All of the data should be output character for character, except the pictures.

··········

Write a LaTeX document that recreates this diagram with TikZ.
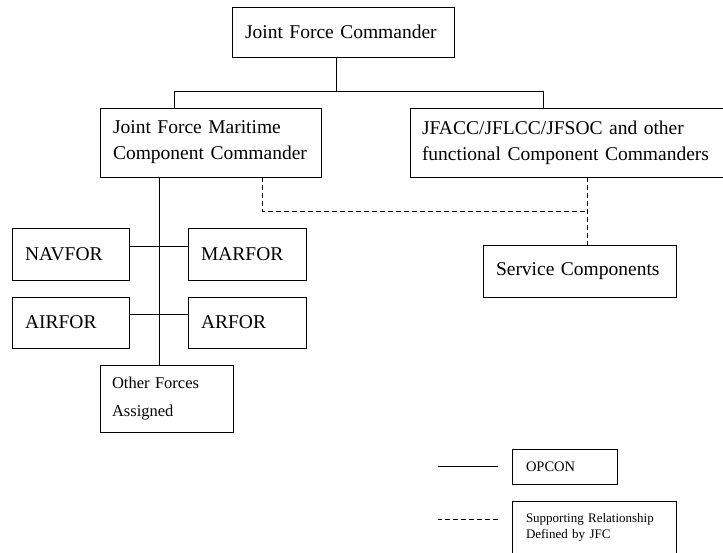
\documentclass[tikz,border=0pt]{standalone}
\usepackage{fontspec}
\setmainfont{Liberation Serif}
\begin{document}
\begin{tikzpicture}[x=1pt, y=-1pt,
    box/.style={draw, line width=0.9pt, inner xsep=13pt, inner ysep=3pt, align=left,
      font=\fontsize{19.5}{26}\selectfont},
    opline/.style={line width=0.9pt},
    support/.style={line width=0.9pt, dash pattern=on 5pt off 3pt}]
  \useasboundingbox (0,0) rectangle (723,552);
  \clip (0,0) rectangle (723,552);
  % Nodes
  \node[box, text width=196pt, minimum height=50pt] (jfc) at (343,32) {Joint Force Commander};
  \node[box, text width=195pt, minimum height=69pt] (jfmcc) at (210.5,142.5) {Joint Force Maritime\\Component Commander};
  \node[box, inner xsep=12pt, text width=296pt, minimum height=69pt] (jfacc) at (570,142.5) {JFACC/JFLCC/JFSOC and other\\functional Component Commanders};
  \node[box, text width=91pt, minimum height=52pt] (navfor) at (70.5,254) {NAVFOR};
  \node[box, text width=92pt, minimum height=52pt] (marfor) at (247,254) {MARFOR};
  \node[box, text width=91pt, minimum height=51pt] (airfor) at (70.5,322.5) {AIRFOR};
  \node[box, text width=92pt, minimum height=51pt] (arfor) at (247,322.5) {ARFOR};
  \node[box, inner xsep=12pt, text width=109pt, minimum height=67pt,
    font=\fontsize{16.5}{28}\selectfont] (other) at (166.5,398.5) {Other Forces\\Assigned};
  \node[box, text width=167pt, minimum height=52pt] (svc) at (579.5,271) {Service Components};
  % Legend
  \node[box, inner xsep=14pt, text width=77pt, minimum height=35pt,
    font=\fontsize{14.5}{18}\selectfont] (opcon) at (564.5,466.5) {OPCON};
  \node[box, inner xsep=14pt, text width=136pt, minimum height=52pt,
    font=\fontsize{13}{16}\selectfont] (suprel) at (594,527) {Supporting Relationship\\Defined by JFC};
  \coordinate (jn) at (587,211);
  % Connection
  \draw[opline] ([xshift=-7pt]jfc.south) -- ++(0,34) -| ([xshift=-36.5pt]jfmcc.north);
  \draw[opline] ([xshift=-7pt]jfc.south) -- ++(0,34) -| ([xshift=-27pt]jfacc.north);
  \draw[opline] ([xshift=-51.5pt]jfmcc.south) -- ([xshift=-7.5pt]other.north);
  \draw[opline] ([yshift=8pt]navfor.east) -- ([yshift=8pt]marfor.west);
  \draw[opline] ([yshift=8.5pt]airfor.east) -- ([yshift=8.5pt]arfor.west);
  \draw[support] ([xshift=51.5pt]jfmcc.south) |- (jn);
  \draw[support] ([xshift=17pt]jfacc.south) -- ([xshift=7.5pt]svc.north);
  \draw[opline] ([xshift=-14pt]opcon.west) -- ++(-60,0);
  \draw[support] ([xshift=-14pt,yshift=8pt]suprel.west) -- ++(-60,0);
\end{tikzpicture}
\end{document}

··········

The solution
Write a LaTeX document that recreates this diagram with TikZ.
\documentclass[tikz,border=0pt]{standalone}
\usepackage{fontspec}
\setmainfont{Liberation Serif}
\begin{document}
\begin{tikzpicture}[x=1pt, y=-1pt,
    box/.style={draw, line width=0.9pt, inner xsep=13pt, inner ysep=3pt, align=left,
      font=\fontsize{19.5}{26}\selectfont},
    opline/.style={line width=0.9pt},
    support/.style={line width=0.9pt, dash pattern=on 5pt off 3pt}]
  \useasboundingbox (0,0) rectangle (723,552);
  \clip (0,0) rectangle (723,552);
  % Nodes
  \node[box, text width=196pt, minimum height=50pt] (jfc) at (343,32) {Joint Force Commander};
  \node[box, text width=195pt, minimum height=69pt] (jfmcc) at (210.5,142.5) {Joint Force Maritime\\Component Commander};
  \node[box, inner xsep=12pt, text width=296pt, minimum height=69pt] (jfacc) at (570,142.5) {JFACC/JFLCC/JFSOC and other\\functional Component Commanders};
  \node[box, text width=91pt, minimum height=52pt] (navfor) at (70.5,254) {NAVFOR};
  \node[box, text width=92pt, minimum height=52pt] (marfor) at (247,254) {MARFOR};
  \node[box, text width=91pt, minimum height=51pt] (airfor) at (70.5,322.5) {AIRFOR};
  \node[box, text width=92pt, minimum height=51pt] (arfor) at (247,322.5) {ARFOR};
  \node[box, inner xsep=12pt, text width=109pt, minimum height=67pt,
    font=\fontsize{16.5}{28}\selectfont] (other) at (166.5,398.5) {Other Forces\\Assigned};
  \node[box, text width=167pt, minimum height=52pt] (svc) at (579.5,271) {Service Components};
  % Legend
  \node[box, inner xsep=14pt, text width=77pt, minimum height=35pt,
    font=\fontsize{14.5}{18}\selectfont] (opcon) at (564.5,466.5) {OPCON};
  \node[box, inner xsep=14pt, text width=136pt, minimum height=52pt,
    font=\fontsize{13}{16}\selectfont] (suprel) at (594,527) {Supporting Relationship\\Defined by JFC};
  \coordinate (jn) at (587,211);
  % Connection
  \draw[opline] ([xshift=-7pt]jfc.south) -- ++(0,34) -| ([xshift=-36.5pt]jfmcc.north);
  \draw[opline] ([xshift=-7pt]jfc.south) -- ++(0,34) -| ([xshift=-27pt]jfacc.north);
  \draw[opline] ([xshift=-51.5pt]jfmcc.south) -- ([xshift=-7.5pt]other.north);
  \draw[opline] ([yshift=8pt]navfor.east) -- ([yshift=8pt]marfor.west);
  \draw[opline] ([yshift=8.5pt]airfor.east) -- ([yshift=8.5pt]arfor.west);
  \draw[support] ([xshift=51.5pt]jfmcc.south) |- (jn);
  \draw[support] ([xshift=17pt]jfacc.south) -- ([xshift=7.5pt]svc.north);
  \draw[opline] ([xshift=-14pt]opcon.west) -- ++(-60,0);
  \draw[support] ([xshift=-14pt,yshift=8pt]suprel.west) -- ++(-60,0);
\end{tikzpicture}
\end{document}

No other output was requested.